• Raw data:
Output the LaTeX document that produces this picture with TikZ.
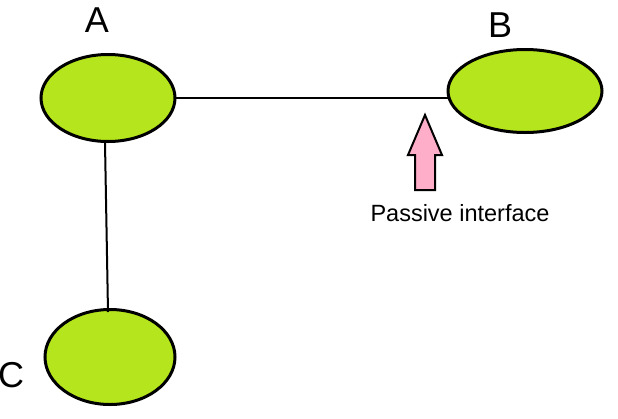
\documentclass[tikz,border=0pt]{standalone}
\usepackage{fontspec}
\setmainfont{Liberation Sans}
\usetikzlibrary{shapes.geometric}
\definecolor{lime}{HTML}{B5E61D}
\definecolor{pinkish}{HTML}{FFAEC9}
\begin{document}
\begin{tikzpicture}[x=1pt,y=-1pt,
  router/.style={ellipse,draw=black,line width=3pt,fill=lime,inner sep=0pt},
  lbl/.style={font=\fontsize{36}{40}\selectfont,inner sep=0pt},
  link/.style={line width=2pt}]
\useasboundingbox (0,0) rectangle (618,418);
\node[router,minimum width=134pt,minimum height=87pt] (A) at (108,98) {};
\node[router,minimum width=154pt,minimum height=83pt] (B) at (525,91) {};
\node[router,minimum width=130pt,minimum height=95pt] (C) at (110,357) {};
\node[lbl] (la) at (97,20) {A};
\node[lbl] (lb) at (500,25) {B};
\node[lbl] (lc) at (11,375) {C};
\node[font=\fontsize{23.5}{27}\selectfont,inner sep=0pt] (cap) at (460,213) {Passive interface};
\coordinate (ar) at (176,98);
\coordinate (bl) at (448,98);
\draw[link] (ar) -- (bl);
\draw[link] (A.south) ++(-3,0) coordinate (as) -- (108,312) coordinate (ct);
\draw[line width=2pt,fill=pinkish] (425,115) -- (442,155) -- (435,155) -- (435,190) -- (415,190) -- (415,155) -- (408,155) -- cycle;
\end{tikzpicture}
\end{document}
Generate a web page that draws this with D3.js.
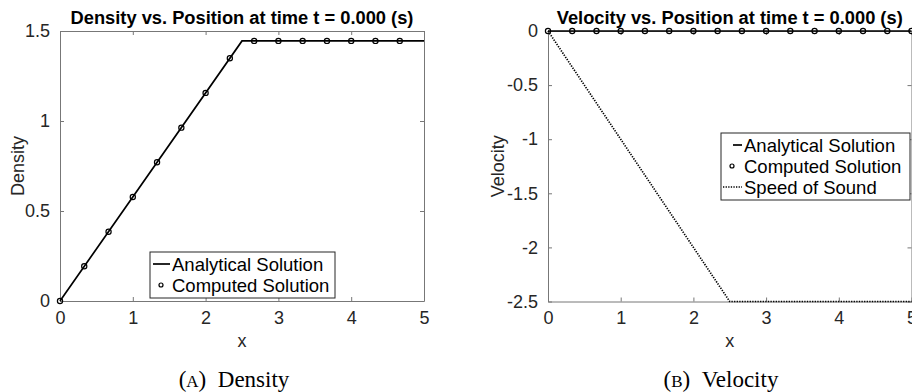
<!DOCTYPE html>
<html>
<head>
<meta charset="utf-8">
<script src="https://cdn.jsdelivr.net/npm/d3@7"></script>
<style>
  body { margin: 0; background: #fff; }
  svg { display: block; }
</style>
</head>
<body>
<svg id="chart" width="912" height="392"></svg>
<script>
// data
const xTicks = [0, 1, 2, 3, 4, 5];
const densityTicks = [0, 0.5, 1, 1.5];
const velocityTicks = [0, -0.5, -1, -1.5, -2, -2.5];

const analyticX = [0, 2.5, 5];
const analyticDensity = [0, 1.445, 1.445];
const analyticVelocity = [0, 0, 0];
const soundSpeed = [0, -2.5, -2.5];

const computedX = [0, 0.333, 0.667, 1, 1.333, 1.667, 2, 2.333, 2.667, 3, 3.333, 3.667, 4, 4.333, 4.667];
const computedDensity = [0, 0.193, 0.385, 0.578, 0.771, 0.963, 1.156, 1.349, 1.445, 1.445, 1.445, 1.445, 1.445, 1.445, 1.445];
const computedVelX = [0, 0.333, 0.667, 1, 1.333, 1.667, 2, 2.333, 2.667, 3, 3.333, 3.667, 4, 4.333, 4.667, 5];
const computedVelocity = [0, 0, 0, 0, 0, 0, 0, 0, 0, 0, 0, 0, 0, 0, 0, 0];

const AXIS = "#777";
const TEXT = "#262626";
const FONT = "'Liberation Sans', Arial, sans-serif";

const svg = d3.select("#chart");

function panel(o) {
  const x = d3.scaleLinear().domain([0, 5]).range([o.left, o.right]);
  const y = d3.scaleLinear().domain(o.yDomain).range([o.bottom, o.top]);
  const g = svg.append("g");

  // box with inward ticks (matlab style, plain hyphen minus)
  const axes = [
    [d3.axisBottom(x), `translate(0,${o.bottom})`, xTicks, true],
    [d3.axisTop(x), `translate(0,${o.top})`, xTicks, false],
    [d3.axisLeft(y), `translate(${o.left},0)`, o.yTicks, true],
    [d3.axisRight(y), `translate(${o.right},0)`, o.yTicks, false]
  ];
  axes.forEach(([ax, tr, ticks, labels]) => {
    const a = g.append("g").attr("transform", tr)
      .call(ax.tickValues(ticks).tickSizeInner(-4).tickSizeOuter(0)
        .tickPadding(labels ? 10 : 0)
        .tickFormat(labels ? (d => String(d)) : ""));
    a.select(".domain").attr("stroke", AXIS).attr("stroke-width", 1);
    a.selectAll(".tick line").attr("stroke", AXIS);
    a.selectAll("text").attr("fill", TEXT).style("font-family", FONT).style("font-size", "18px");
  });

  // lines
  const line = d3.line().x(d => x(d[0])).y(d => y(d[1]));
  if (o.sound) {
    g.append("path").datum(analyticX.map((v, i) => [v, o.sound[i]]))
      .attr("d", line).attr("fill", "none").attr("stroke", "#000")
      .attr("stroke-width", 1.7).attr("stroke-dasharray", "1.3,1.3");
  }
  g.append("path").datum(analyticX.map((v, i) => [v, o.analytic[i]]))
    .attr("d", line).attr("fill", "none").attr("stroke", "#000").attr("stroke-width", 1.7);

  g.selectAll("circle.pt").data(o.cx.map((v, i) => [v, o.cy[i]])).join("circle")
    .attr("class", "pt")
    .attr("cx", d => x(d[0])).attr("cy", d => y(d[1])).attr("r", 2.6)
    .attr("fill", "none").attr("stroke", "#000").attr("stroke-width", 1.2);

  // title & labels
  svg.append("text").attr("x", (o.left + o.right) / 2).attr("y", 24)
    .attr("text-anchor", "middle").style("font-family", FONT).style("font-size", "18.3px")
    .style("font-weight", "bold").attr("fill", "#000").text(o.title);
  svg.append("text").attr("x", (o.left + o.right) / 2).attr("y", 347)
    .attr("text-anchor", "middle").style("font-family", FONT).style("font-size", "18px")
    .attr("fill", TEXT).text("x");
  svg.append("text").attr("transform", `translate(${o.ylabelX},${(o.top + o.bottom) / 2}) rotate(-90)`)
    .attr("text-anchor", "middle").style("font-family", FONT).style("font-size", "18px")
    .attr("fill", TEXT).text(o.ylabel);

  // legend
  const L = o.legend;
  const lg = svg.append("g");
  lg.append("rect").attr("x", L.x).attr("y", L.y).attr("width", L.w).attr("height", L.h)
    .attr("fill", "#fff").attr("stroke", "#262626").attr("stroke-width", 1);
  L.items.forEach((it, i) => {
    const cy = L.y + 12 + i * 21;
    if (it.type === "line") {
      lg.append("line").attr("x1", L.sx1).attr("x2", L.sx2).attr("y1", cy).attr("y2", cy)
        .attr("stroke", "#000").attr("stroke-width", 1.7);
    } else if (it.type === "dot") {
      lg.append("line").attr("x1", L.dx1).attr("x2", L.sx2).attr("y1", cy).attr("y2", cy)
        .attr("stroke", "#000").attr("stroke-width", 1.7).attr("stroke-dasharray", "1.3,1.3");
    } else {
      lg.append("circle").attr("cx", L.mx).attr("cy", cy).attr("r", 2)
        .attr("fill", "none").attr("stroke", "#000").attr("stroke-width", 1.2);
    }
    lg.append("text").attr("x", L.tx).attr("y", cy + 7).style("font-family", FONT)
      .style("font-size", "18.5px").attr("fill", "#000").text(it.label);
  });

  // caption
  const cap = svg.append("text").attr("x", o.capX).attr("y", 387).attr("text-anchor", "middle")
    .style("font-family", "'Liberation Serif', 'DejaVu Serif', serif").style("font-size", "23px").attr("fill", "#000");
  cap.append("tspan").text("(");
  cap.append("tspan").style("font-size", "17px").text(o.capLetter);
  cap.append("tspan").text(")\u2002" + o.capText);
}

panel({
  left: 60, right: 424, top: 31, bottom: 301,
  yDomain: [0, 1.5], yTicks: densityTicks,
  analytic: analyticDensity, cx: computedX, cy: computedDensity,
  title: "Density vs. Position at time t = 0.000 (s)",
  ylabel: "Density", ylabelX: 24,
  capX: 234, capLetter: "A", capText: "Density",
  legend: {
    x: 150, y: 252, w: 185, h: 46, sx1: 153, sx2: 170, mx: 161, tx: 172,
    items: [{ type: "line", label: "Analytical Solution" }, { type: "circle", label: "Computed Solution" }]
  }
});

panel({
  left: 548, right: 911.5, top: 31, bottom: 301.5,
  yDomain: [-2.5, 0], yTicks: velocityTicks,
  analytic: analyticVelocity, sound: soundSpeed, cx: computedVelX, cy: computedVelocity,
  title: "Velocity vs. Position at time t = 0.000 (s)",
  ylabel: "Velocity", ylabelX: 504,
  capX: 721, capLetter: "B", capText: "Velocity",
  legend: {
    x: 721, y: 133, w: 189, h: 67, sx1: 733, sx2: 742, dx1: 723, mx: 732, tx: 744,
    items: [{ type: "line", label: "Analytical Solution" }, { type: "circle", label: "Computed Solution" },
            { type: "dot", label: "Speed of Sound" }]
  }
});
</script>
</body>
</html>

...

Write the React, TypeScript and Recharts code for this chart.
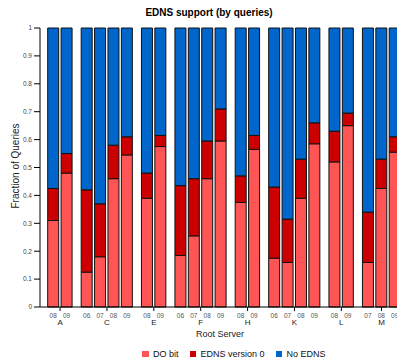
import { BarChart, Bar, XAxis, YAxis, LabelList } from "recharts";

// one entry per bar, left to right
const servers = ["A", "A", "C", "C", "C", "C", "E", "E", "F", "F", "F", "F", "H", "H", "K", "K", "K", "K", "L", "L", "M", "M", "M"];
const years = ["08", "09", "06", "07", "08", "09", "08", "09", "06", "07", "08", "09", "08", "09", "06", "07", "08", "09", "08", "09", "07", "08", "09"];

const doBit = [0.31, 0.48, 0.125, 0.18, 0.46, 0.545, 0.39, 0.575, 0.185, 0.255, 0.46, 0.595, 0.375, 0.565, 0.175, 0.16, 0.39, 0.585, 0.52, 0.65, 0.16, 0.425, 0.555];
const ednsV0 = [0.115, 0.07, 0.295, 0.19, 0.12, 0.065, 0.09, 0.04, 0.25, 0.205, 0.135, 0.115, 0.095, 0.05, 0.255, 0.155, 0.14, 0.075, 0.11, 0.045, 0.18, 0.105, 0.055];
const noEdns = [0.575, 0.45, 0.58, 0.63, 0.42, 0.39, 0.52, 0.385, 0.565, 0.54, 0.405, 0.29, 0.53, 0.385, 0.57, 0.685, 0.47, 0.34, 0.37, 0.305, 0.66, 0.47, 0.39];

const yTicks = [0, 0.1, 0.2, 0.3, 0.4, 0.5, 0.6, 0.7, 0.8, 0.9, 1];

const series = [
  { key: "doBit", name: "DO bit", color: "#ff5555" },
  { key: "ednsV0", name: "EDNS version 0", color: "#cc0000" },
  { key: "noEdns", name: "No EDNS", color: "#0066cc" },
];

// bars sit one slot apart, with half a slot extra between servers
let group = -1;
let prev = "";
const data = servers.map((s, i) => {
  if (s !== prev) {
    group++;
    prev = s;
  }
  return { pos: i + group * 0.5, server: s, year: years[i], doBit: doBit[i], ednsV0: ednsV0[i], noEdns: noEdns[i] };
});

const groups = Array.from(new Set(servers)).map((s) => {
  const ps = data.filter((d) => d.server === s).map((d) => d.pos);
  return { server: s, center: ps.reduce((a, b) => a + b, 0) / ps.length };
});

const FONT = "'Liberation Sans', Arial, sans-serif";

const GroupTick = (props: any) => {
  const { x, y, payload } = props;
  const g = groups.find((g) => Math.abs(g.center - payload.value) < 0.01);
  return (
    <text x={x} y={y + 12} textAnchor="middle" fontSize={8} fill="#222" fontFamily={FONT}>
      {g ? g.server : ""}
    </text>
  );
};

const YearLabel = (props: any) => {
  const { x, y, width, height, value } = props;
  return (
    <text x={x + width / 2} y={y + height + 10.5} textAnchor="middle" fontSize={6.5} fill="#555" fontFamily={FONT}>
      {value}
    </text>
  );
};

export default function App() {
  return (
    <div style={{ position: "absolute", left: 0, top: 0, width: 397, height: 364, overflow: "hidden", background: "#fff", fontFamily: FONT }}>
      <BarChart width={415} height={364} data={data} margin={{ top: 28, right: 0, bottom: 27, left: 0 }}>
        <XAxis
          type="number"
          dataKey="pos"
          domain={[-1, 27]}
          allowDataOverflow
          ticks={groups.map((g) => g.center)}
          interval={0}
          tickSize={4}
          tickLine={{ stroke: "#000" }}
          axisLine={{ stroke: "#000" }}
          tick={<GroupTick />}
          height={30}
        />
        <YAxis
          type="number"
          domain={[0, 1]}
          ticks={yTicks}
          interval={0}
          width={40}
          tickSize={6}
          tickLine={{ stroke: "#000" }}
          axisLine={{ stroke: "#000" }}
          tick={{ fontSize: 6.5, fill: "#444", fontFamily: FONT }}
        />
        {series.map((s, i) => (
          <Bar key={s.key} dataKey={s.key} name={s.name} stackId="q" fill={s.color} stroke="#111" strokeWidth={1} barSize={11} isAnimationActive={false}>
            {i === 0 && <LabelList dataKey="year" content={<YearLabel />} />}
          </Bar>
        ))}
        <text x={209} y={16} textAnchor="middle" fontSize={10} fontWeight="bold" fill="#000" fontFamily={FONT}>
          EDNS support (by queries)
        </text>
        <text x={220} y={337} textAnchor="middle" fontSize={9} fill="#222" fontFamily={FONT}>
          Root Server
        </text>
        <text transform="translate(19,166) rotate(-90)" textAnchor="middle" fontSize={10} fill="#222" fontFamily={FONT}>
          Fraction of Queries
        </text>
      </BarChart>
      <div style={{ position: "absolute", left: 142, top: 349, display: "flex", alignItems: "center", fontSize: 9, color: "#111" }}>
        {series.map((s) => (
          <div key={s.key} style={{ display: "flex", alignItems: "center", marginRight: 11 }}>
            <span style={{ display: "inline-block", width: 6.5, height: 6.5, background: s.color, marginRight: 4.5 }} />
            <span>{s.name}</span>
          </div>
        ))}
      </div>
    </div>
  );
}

• Directive: Output exactly the lines above, from the line with "Generate a web" to the line with "const soundSpeed = [0, -2.5, -2.5];", both included; skip the pictures.

• Solved exercise:
Generate a web page that draws this with D3.js.
<!DOCTYPE html>
<html>
<head>
<meta charset="utf-8">
<script src="https://cdn.jsdelivr.net/npm/d3@7"></script>
<style>
  body { margin: 0; background: #fff; }
  svg { display: block; }
</style>
</head>
<body>
<svg id="chart" width="912" height="392"></svg>
<script>
// data
const xTicks = [0, 1, 2, 3, 4, 5];
const densityTicks = [0, 0.5, 1, 1.5];
const velocityTicks = [0, -0.5, -1, -1.5, -2, -2.5];

const analyticX = [0, 2.5, 5];
const analyticDensity = [0, 1.445, 1.445];
const analyticVelocity = [0, 0, 0];
const soundSpeed = [0, -2.5, -2.5];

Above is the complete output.